INSTRUCTION
Only the pictures are omitted; repeat all other data exactly.
--- Start GIVEN INFORMATION ---
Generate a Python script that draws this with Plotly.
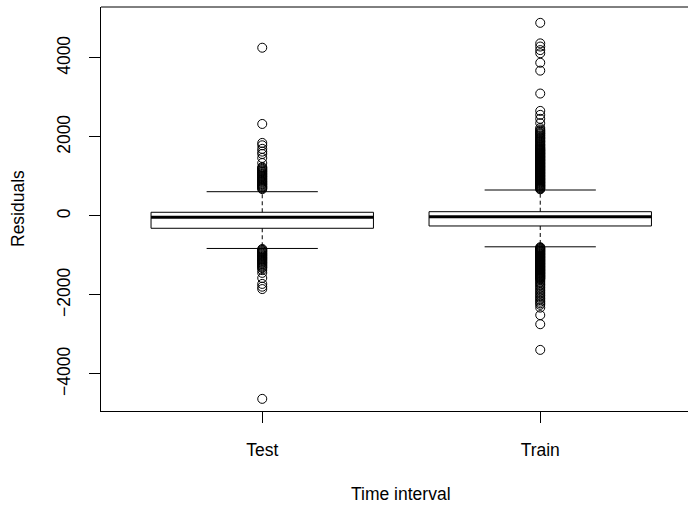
import plotly.graph_objects as go

# Residual summaries per time interval
categories = ["Test", "Train"]
q1 = [-311, -253]
medians = [-33, -18]
q3 = [94, 109]
whisker_low = [-822, -780]
whisker_high = [615, 658]

# Points beyond the whiskers
test_outliers = [4260, 2330, 1850, 1790, 1700, 1630, 1570, 1470, 1340,
                 1240, 1220, 1195, 1175, 1150, 1130, 1110, 1085, 1065, 1045,
                 1020, 1000, 980, 955, 935, 915, 890, 870, 850, 825, 805, 785,
                 760, 740, 720, 700, 680,
                 -835, -855, -875, -895, -915, -935, -955, -975, -995, -1015,
                 -1035, -1055, -1075, -1095, -1115, -1135, -1160, -1180,
                 -1200, -1225, -1250, -1275, -1300, -1320, -1370, -1440,
                 -1570, -1720, -1790, -1850, -4630]
train_outliers = [4890, 4370, 4290, 4200, 4120, 3880, 3680, 3100, 2660, 2560,
                  2460, 2350, 2230, 2190, 2160, 2140, 2110, 2090, 2070, 2040,
                  2020, 1990, 1970, 1950, 1920, 1900, 1880, 1860, 1830, 1810,
                  1790, 1770, 1750, 1730, 1710, 1695, 1680, 1664, 1650, 1633,
                  1620, 1604, 1590, 1575, 1561, 1544, 1530, 1516, 1500, 1487,
                  1470, 1456, 1440, 1426, 1410, 1396, 1380, 1366, 1350, 1335,
                  1320, 1306, 1290, 1276, 1260, 1245, 1230, 1216, 1200, 1186,
                  1170, 1155, 1140, 1126, 1110, 1095, 1080, 1066, 1050, 1035,
                  1020, 1006, 990, 975, 960, 946, 930, 915, 900, 886, 870,
                  855, 840, 826, 810, 795, 780, 766, 750, 735, 720, 706, 690,
                  676,
                  -790, -805, -820, -836, -850, -865, -880, -896, -910, -925,
                  -940, -956, -970, -985, -1000, -1016, -1030, -1045, -1060,
                  -1076, -1090, -1105, -1120, -1136, -1150, -1165, -1180,
                  -1196, -1210, -1225, -1240, -1256, -1270, -1285, -1300,
                  -1316, -1330, -1345, -1360, -1376, -1390, -1405, -1420,
                  -1436, -1450, -1465, -1480, -1496, -1510, -1525, -1540,
                  -1556, -1570, -1585, -1600, -1630, -1665, -1700, -1735,
                  -1770, -1810, -1850, -1890, -1930, -1970, -2010, -2050,
                  -2090, -2130, -2170, -2210, -2250, -2320, -2510, -2740,
                  -3390]
outliers = [test_outliers, train_outliers]

BOX_HALF = 0.4     # half of box width
CAP_HALF = 0.2     # half of whisker cap width
INK = "black"

fig = go.Figure()

for i, name in enumerate(categories):
    p = i + 1
    line = dict(color=INK, width=1)
    # box body
    fig.add_trace(go.Scatter(
        x=[p - BOX_HALF, p + BOX_HALF, p + BOX_HALF, p - BOX_HALF, p - BOX_HALF],
        y=[q1[i], q1[i], q3[i], q3[i], q1[i]],
        mode="lines", line=line, hoverinfo="skip"))
    # median
    fig.add_trace(go.Scatter(
        x=[p - BOX_HALF, p + BOX_HALF], y=[medians[i], medians[i]],
        mode="lines", line=dict(color=INK, width=3), hoverinfo="skip"))
    # dashed whiskers
    for a, b in ((q3[i], whisker_high[i]), (q1[i], whisker_low[i])):
        fig.add_trace(go.Scatter(
            x=[p, p], y=[a, b], mode="lines",
            line=dict(color=INK, width=1, dash="4px,3px"), hoverinfo="skip"))
    # whisker caps
    for v in (whisker_high[i], whisker_low[i]):
        fig.add_trace(go.Scatter(
            x=[p - CAP_HALF, p + CAP_HALF], y=[v, v], mode="lines",
            line=line, hoverinfo="skip"))
    # outliers
    fig.add_trace(go.Scatter(
        x=[p] * len(outliers[i]), y=outliers[i], mode="markers",
        marker=dict(symbol="circle-open", size=9, color=INK,
                    line=dict(width=1, color=INK)),
        name=name))

axis_common = dict(
    showgrid=False, zeroline=False, showline=True, linecolor=INK, linewidth=1,
    ticks="outside", ticklen=11, tickcolor=INK, tickwidth=1,
    tickfont=dict(size=17.5, color=INK),
)

fig.update_layout(
    width=688, height=508,
    margin=dict(l=101, r=0, t=7, b=97),
    plot_bgcolor="white", paper_bgcolor="white",
    showlegend=False,
    font=dict(family="Liberation Sans, Arial, sans-serif", size=17.5, color=INK),
    xaxis=dict(range=[0.42, 2.5315], tickvals=[1, 2], ticktext=categories,
               ticklabelstandoff=12, **axis_common),
    yaxis=dict(range=[-4937, 5291], tickvals=[-4000, -2000, 0, 2000, 4000],
               tickangle=-90, ticklabelstandoff=12, **axis_common),
    shapes=[dict(type="line", xref="paper", yref="paper", x0=0, x1=1, y0=1, y1=1,
                 line=dict(color=INK, width=1))],
    annotations=[
        dict(text="Time interval", x=1.5, xref="x", y=0, yref="paper",
             yanchor="middle", yshift=-83, showarrow=False,
             font=dict(size=17.5, color=INK)),
        dict(text="Residuals", x=0, xref="paper", xanchor="center", xshift=-83,
             y=0.5, yref="paper", textangle=-90, showarrow=False,
             font=dict(size=17.5, color=INK)),
    ],
)

fig.write_html("out.html")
--- End GIVEN INFORMATION ---
RESPONSE FOR THIS EXERCISE
Generate a Python script that draws this with Plotly.
import plotly.graph_objects as go

# Residual summaries per time interval
categories = ["Test", "Train"]
q1 = [-311, -253]
medians = [-33, -18]
q3 = [94, 109]
whisker_low = [-822, -780]
whisker_high = [615, 658]

# Points beyond the whiskers
test_outliers = [4260, 2330, 1850, 1790, 1700, 1630, 1570, 1470, 1340,
                 1240, 1220, 1195, 1175, 1150, 1130, 1110, 1085, 1065, 1045,
                 1020, 1000, 980, 955, 935, 915, 890, 870, 850, 825, 805, 785,
                 760, 740, 720, 700, 680,
                 -835, -855, -875, -895, -915, -935, -955, -975, -995, -1015,
                 -1035, -1055, -1075, -1095, -1115, -1135, -1160, -1180,
                 -1200, -1225, -1250, -1275, -1300, -1320, -1370, -1440,
                 -1570, -1720, -1790, -1850, -4630]
train_outliers = [4890, 4370, 4290, 4200, 4120, 3880, 3680, 3100, 2660, 2560,
                  2460, 2350, 2230, 2190, 2160, 2140, 2110, 2090, 2070, 2040,
                  2020, 1990, 1970, 1950, 1920, 1900, 1880, 1860, 1830, 1810,
                  1790, 1770, 1750, 1730, 1710, 1695, 1680, 1664, 1650, 1633,
                  1620, 1604, 1590, 1575, 1561, 1544, 1530, 1516, 1500, 1487,
                  1470, 1456, 1440, 1426, 1410, 1396, 1380, 1366, 1350, 1335,
                  1320, 1306, 1290, 1276, 1260, 1245, 1230, 1216, 1200, 1186,
                  1170, 1155, 1140, 1126, 1110, 1095, 1080, 1066, 1050, 1035,
                  1020, 1006, 990, 975, 960, 946, 930, 915, 900, 886, 870,
                  855, 840, 826, 810, 795, 780, 766, 750, 735, 720, 706, 690,
                  676,
                  -790, -805, -820, -836, -850, -865, -880, -896, -910, -925,
                  -940, -956, -970, -985, -1000, -1016, -1030, -1045, -1060,
                  -1076, -1090, -1105, -1120, -1136, -1150, -1165, -1180,
                  -1196, -1210, -1225, -1240, -1256, -1270, -1285, -1300,
                  -1316, -1330, -1345, -1360, -1376, -1390, -1405, -1420,
                  -1436, -1450, -1465, -1480, -1496, -1510, -1525, -1540,
                  -1556, -1570, -1585, -1600, -1630, -1665, -1700, -1735,
                  -1770, -1810, -1850, -1890, -1930, -1970, -2010, -2050,
                  -2090, -2130, -2170, -2210, -2250, -2320, -2510, -2740,
                  -3390]
outliers = [test_outliers, train_outliers]

BOX_HALF = 0.4     # half of box width
CAP_HALF = 0.2     # half of whisker cap width
INK = "black"

fig = go.Figure()

for i, name in enumerate(categories):
    p = i + 1
    line = dict(color=INK, width=1)
    # box body
    fig.add_trace(go.Scatter(
        x=[p - BOX_HALF, p + BOX_HALF, p + BOX_HALF, p - BOX_HALF, p - BOX_HALF],
        y=[q1[i], q1[i], q3[i], q3[i], q1[i]],
        mode="lines", line=line, hoverinfo="skip"))
    # median
    fig.add_trace(go.Scatter(
        x=[p - BOX_HALF, p + BOX_HALF], y=[medians[i], medians[i]],
        mode="lines", line=dict(color=INK, width=3), hoverinfo="skip"))
    # dashed whiskers
    for a, b in ((q3[i], whisker_high[i]), (q1[i], whisker_low[i])):
        fig.add_trace(go.Scatter(
            x=[p, p], y=[a, b], mode="lines",
            line=dict(color=INK, width=1, dash="4px,3px"), hoverinfo="skip"))
    # whisker caps
    for v in (whisker_high[i], whisker_low[i]):
        fig.add_trace(go.Scatter(
            x=[p - CAP_HALF, p + CAP_HALF], y=[v, v], mode="lines",
            line=line, hoverinfo="skip"))
    # outliers
    fig.add_trace(go.Scatter(
        x=[p] * len(outliers[i]), y=outliers[i], mode="markers",
        marker=dict(symbol="circle-open", size=9, color=INK,
                    line=dict(width=1, color=INK)),
        name=name))

axis_common = dict(
    showgrid=False, zeroline=False, showline=True, linecolor=INK, linewidth=1,
    ticks="outside", ticklen=11, tickcolor=INK, tickwidth=1,
    tickfont=dict(size=17.5, color=INK),
)

fig.update_layout(
    width=688, height=508,
    margin=dict(l=101, r=0, t=7, b=97),
    plot_bgcolor="white", paper_bgcolor="white",
    showlegend=False,
    font=dict(family="Liberation Sans, Arial, sans-serif", size=17.5, color=INK),
    xaxis=dict(range=[0.42, 2.5315], tickvals=[1, 2], ticktext=categories,
               ticklabelstandoff=12, **axis_common),
    yaxis=dict(range=[-4937, 5291], tickvals=[-4000, -2000, 0, 2000, 4000],
               tickangle=-90, ticklabelstandoff=12, **axis_common),
    shapes=[dict(type="line", xref="paper", yref="paper", x0=0, x1=1, y0=1, y1=1,
                 line=dict(color=INK, width=1))],
    annotations=[
        dict(text="Time interval", x=1.5, xref="x", y=0, yref="paper",
             yanchor="middle", yshift=-83, showarrow=False,
             font=dict(size=17.5, color=INK)),
        dict(text="Residuals", x=0, xref="paper", xanchor="center", xshift=-83,
             y=0.5, yref="paper", textangle=-90, showarrow=False,
             font=dict(size=17.5, color=INK)),
    ],
)

fig.write_html("out.html")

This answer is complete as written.